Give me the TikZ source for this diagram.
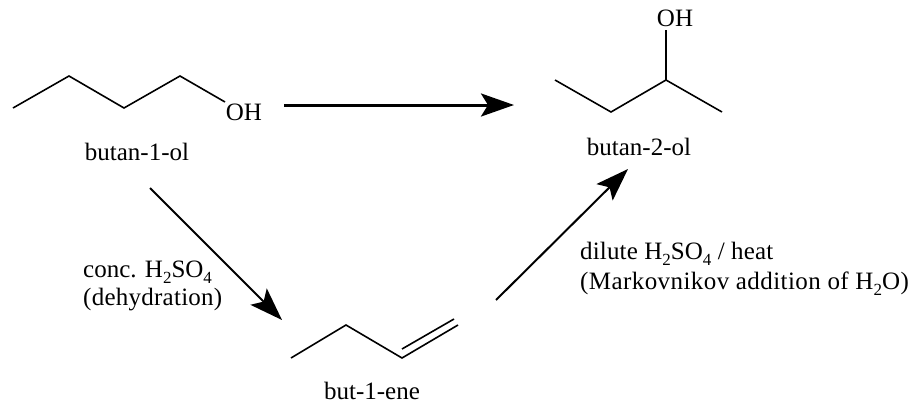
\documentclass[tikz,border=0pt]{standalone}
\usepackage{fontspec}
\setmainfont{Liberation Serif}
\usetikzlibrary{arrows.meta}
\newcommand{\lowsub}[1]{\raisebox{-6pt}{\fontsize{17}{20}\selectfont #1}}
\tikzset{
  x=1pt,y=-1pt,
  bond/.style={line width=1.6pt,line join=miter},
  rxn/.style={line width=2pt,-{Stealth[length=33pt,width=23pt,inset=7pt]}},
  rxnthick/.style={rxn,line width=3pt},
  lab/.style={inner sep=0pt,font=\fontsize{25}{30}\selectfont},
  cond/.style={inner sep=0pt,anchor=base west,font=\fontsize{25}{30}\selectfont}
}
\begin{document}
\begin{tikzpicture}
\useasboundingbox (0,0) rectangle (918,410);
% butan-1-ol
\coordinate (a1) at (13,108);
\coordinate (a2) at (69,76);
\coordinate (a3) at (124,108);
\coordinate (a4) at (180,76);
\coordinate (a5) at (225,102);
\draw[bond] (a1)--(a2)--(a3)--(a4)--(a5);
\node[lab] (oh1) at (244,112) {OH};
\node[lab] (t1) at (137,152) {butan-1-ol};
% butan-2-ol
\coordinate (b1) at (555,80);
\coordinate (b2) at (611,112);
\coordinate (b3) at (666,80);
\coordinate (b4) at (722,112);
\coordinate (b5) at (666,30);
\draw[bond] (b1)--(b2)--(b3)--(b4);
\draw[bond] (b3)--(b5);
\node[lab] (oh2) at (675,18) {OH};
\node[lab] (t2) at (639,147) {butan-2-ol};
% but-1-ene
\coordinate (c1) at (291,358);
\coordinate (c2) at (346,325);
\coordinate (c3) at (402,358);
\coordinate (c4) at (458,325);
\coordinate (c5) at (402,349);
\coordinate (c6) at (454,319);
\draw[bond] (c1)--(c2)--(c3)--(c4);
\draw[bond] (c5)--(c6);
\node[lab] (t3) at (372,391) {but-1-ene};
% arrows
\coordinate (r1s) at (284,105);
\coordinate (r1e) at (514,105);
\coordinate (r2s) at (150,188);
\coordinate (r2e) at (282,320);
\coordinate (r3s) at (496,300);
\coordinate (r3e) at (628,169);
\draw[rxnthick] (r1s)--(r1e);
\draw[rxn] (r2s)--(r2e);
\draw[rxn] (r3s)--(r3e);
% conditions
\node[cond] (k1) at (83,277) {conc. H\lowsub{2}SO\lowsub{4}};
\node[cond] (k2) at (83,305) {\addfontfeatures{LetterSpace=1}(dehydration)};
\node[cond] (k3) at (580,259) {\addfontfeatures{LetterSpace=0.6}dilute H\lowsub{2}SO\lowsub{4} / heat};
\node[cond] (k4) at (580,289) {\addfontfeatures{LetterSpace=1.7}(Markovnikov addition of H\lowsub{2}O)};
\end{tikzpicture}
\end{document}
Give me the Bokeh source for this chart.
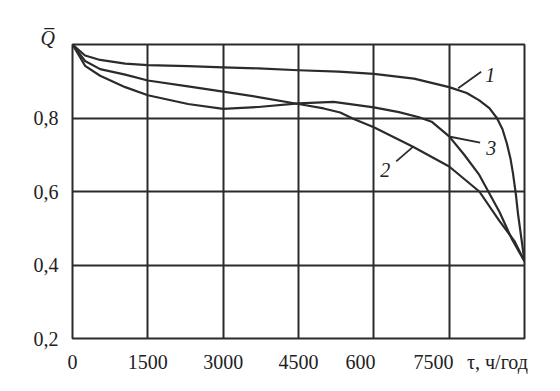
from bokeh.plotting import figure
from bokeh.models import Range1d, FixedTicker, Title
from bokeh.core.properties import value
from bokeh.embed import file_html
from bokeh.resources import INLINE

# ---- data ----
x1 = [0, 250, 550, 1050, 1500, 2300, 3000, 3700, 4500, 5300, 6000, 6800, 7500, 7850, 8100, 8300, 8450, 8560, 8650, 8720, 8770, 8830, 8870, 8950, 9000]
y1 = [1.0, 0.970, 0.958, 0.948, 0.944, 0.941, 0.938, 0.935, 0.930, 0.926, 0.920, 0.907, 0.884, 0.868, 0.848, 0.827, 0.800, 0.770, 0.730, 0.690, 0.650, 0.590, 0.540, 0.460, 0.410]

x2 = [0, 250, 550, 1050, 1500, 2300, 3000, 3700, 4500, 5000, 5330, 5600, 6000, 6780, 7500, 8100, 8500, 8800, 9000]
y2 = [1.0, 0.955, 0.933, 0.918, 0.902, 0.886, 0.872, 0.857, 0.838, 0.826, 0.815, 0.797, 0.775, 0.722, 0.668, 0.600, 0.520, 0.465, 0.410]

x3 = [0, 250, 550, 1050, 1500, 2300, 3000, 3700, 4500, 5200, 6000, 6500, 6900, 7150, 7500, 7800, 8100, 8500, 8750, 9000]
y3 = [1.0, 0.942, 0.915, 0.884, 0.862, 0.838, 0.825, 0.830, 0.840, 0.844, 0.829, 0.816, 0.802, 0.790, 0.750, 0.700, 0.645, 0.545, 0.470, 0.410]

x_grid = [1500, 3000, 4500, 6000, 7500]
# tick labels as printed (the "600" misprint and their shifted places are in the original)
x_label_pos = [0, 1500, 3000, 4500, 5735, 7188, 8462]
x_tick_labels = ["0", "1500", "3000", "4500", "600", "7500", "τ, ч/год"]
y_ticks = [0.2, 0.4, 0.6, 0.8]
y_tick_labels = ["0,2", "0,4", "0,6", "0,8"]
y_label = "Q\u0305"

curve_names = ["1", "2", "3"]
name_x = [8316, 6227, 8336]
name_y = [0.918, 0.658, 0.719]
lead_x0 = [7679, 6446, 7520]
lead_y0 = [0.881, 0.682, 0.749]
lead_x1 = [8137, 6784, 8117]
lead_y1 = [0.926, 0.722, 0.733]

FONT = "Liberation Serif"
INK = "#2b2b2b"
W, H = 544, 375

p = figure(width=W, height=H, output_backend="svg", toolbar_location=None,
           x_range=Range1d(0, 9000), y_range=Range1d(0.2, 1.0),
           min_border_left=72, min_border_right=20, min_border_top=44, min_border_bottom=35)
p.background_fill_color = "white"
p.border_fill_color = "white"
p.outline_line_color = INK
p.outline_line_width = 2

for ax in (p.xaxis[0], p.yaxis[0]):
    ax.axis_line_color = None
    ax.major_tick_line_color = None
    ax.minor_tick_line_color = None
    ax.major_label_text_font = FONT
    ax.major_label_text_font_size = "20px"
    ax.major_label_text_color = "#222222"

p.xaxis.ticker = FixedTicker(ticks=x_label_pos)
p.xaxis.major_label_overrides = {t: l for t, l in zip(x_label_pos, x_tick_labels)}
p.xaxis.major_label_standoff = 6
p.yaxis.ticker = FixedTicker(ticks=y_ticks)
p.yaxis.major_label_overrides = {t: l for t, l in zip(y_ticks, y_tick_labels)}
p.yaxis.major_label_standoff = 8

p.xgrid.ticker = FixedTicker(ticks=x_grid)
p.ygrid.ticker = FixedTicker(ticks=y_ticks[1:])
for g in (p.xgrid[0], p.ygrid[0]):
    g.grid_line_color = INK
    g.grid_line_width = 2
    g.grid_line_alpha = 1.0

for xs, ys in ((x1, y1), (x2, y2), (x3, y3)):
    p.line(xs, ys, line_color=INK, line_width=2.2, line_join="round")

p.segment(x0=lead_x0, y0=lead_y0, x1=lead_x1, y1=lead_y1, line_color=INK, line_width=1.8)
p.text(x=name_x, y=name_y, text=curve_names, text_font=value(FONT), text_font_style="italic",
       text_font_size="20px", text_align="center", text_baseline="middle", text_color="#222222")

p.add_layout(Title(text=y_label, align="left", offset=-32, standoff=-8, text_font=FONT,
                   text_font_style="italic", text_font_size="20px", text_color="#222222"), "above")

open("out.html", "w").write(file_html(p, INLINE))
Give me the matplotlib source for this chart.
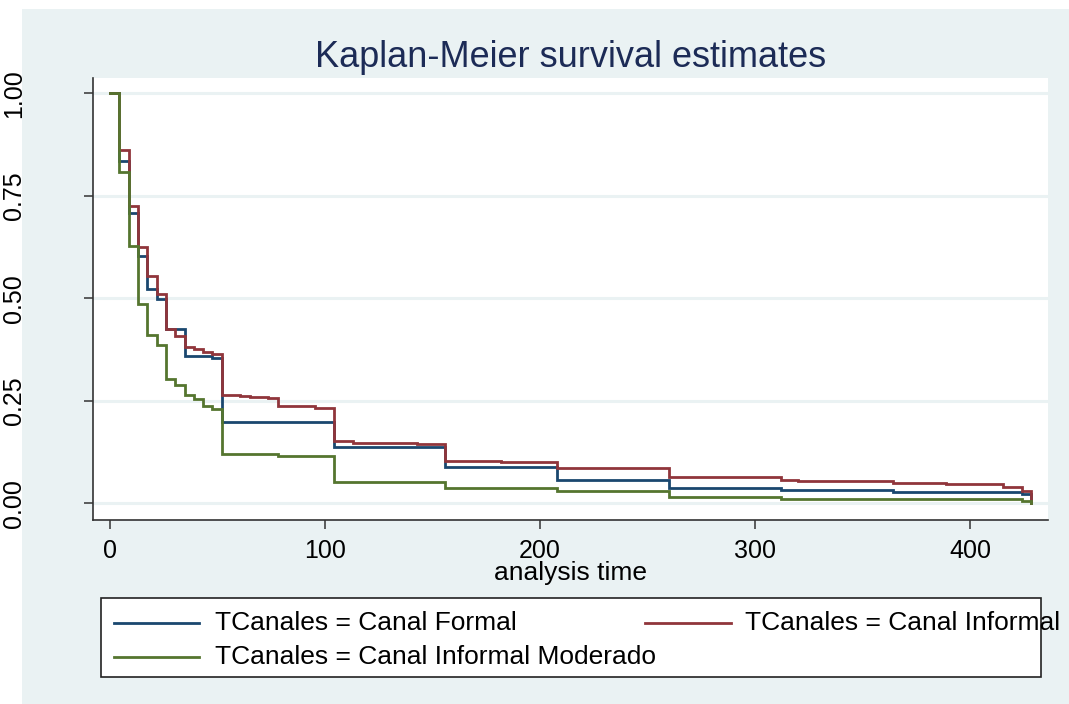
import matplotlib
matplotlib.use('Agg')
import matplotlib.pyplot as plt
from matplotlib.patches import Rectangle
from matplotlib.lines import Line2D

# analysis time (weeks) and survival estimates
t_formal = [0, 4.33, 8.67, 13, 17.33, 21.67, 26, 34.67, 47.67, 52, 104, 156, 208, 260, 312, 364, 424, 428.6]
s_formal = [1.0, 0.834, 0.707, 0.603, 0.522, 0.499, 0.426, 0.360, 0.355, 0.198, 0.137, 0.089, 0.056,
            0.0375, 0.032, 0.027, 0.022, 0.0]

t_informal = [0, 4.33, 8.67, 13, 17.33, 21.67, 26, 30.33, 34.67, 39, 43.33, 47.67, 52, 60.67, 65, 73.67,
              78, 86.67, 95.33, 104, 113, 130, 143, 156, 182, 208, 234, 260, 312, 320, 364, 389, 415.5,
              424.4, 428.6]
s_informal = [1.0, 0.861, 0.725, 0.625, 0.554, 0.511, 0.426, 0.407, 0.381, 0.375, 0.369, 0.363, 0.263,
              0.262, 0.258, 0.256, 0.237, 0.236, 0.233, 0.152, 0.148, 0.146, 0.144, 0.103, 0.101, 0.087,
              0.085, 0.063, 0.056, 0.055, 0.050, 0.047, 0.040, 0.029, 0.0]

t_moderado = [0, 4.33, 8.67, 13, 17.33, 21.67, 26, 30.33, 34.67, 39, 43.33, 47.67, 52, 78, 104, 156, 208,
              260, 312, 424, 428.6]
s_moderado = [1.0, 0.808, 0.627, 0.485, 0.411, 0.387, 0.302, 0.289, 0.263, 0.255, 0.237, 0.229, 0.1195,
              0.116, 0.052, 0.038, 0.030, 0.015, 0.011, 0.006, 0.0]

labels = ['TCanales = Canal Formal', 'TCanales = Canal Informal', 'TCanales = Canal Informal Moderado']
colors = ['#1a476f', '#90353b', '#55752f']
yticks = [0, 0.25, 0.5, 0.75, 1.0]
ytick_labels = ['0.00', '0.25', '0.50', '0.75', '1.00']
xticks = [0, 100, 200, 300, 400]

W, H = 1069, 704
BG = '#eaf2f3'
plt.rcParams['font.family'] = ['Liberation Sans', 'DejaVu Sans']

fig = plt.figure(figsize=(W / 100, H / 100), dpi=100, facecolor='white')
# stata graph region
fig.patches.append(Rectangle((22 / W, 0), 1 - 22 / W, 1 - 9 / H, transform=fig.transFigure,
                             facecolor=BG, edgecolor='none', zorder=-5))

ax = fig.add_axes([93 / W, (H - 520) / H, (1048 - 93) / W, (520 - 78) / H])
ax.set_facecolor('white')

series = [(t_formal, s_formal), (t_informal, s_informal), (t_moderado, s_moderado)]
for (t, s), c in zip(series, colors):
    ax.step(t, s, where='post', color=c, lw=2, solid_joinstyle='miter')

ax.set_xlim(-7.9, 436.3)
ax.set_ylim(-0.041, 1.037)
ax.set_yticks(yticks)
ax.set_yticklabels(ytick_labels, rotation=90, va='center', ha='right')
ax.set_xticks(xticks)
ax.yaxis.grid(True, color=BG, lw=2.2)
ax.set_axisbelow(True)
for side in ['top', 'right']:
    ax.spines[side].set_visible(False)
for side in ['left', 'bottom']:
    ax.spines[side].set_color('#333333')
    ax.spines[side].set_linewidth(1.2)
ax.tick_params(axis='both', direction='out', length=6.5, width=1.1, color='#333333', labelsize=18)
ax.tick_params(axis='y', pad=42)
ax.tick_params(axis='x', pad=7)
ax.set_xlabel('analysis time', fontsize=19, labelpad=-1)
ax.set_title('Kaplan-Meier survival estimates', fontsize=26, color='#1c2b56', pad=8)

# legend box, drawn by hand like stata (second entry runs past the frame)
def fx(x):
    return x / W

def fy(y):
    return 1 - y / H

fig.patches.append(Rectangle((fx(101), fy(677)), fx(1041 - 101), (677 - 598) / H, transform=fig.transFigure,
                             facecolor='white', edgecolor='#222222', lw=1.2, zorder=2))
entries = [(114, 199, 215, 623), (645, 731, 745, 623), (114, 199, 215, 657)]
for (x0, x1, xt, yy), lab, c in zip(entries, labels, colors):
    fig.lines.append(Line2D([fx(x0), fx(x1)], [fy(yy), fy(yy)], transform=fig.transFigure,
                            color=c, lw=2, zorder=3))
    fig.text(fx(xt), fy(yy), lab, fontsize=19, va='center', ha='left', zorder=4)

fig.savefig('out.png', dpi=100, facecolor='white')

+ + + + +

DESCRIPTION OF THE TASK
Copy the listing above exactly, but only from the line with "Give me the Bokeh source for this chart." through the line with "0.545, 0.470, 0.410]", including those two lines and excluding any picture.

RESPONSE BELOW
Give me the Bokeh source for this chart.
from bokeh.plotting import figure
from bokeh.models import Range1d, FixedTicker, Title
from bokeh.core.properties import value
from bokeh.embed import file_html
from bokeh.resources import INLINE

# ---- data ----
x1 = [0, 250, 550, 1050, 1500, 2300, 3000, 3700, 4500, 5300, 6000, 6800, 7500, 7850, 8100, 8300, 8450, 8560, 8650, 8720, 8770, 8830, 8870, 8950, 9000]
y1 = [1.0, 0.970, 0.958, 0.948, 0.944, 0.941, 0.938, 0.935, 0.930, 0.926, 0.920, 0.907, 0.884, 0.868, 0.848, 0.827, 0.800, 0.770, 0.730, 0.690, 0.650, 0.590, 0.540, 0.460, 0.410]

x2 = [0, 250, 550, 1050, 1500, 2300, 3000, 3700, 4500, 5000, 5330, 5600, 6000, 6780, 7500, 8100, 8500, 8800, 9000]
y2 = [1.0, 0.955, 0.933, 0.918, 0.902, 0.886, 0.872, 0.857, 0.838, 0.826, 0.815, 0.797, 0.775, 0.722, 0.668, 0.600, 0.520, 0.465, 0.410]

x3 = [0, 250, 550, 1050, 1500, 2300, 3000, 3700, 4500, 5200, 6000, 6500, 6900, 7150, 7500, 7800, 8100, 8500, 8750, 9000]
y3 = [1.0, 0.942, 0.915, 0.884, 0.862, 0.838, 0.825, 0.830, 0.840, 0.844, 0.829, 0.816, 0.802, 0.790, 0.750, 0.700, 0.645, 0.545, 0.470, 0.410]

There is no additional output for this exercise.